The Ronald Feldman Gallery housed women’s liberation visionary Hannah Wilke in her first solo show, Mierle Ukeles, who holds the title “Artist in Residence” at the New York Department of Sanitation, and Chris Burden, psychological-art revolutionary. It was Feldman’s encouragement that led artist and arts education advocate Joseph Beuys—who would become a prominent subject in Warhol’s works—to visit America for the first time after boycotting as a demonstration against the Vietnam War. Feldman helped organize a campaign of lectures and exhibitions for Beuys—all of this within the first ten years of the gallery’s establishment.
Recently, Ronald Feldman’s gallery has exhibited the works of Pepon Osorio, Cassils, Bruce Pearson, Shih Chieh Huang, and of course, Andy Warhol, as recently as 2019.
Before their 1982 Soho relocation, The Ronald Feldman Gallery was set up on East 74th Street in the exact same location of Eleanor Ward’s Stable Gallery, where Warhol famously shows his Dollar Bills, Coke Bottle, Campbell’s Soup Cans, and Marilyn Diptych. “Life has a lot of luck in it,” Feldman said in a 2010 interview. But Warhol and Feldman’s meeting was only the beginning of their luck together. As they formed a friendship (which included Warhol’s dachshund, Archie), Warhol regularly asked Feldman for new ideas, as he was wont to do. “[One day] I called his studio and Fred Hughes was there,” Feldman remembers. “I said I have an idea for Andy. It will give him the chance to make portraits of really famous people… Ten Portraits of Jews of the Twentieth Century.”
And that was that. In addition to Ten Portraits, Feldman commissioned Myths, Ads, and Endangered Species, as well as Moonwalk (the latter representing the beginnings of a larger series meant to document the greatest moments in television). The gallery also published Andy Warhol Prints: A Catalogue Raisonné 1962-1987, co-edited by Ron’s wife Frayda. The catalogue raisonné has since expanded into four editions that now include over 1,700 print and illustrative works spanning Warhol’s entire career. As the ultimate reference material, the publication stands as the authority for all cataloging information on Warhol’s massive body of print works.

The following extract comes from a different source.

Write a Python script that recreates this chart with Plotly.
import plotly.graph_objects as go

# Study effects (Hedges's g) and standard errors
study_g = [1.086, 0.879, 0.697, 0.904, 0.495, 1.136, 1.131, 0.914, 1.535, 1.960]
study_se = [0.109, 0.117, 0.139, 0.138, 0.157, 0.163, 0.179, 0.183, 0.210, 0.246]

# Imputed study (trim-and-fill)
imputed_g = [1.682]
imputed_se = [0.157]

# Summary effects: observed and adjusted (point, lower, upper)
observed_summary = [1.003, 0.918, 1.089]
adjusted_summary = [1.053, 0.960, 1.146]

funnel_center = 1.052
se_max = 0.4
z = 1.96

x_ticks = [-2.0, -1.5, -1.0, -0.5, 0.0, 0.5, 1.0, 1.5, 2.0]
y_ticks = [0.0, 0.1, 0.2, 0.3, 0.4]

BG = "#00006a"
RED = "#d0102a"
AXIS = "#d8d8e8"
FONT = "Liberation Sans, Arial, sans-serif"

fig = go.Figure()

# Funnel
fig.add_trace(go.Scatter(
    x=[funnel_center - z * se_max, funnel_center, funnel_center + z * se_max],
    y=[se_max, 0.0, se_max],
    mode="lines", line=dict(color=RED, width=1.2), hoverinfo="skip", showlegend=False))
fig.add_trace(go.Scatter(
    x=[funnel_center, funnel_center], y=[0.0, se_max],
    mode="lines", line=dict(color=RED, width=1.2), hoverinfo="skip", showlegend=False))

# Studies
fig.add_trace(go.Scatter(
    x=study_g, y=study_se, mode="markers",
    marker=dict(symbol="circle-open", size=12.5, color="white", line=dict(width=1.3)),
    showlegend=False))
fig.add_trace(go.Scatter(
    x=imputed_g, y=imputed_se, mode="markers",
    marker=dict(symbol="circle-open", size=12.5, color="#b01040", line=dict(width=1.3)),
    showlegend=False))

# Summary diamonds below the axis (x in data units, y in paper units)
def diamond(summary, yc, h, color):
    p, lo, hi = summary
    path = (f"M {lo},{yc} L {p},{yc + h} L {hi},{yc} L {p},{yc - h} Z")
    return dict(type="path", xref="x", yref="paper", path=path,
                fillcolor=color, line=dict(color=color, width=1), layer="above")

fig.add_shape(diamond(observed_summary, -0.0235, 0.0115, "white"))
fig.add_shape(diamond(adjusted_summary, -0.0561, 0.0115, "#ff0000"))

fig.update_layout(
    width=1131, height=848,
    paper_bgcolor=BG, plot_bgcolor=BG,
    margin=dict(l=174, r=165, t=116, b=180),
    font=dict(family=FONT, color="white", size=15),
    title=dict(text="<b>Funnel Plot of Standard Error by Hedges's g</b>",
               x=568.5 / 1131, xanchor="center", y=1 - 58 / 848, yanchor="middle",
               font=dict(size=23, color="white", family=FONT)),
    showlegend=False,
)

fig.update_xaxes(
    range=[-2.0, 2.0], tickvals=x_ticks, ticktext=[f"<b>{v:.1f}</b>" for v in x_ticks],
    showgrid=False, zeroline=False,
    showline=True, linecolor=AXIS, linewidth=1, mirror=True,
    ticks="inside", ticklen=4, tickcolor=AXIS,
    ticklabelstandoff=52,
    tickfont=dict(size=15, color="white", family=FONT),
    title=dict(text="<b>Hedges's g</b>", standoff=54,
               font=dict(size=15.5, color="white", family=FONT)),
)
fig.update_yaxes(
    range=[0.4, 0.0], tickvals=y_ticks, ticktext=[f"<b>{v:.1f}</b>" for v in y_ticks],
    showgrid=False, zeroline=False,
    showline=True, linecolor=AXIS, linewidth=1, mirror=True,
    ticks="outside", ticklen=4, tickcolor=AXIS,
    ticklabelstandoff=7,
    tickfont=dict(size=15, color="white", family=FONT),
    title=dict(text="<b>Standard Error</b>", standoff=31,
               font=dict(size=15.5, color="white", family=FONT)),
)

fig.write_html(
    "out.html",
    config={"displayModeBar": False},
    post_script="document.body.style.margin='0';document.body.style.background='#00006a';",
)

Feldman’s influence was as far reaching into the political and educational stratosphere as it was in the artistic realm. During Bill Clinton’s presidency, Feldman was appointed to the National Endowment for the Arts Council by the president himself, serving for five years. A generous philanthropist and community member, Feldman acted as a board member of The New School’s Vera List Center for Art and Politics, People for the American Way, and the Art Dealers Association of America. Feldman also was a founding member of the Board of Directors for Creative Capital, an NYC nonprofit focused on providing artists with a skill set for career longevity and funded largely by The Andy Warhol Foundation for the Visual Arts.
A mentor for groundbreaking artists, a fierce protector of artistic freedom, and a devout believer in art for social change, Ronald Feldman reformed the doctrine that art is just meant to be pretty. Along with the many artists he inspired, Feldman is survived by his wife, children, and grandchildren. Our hearts are with them.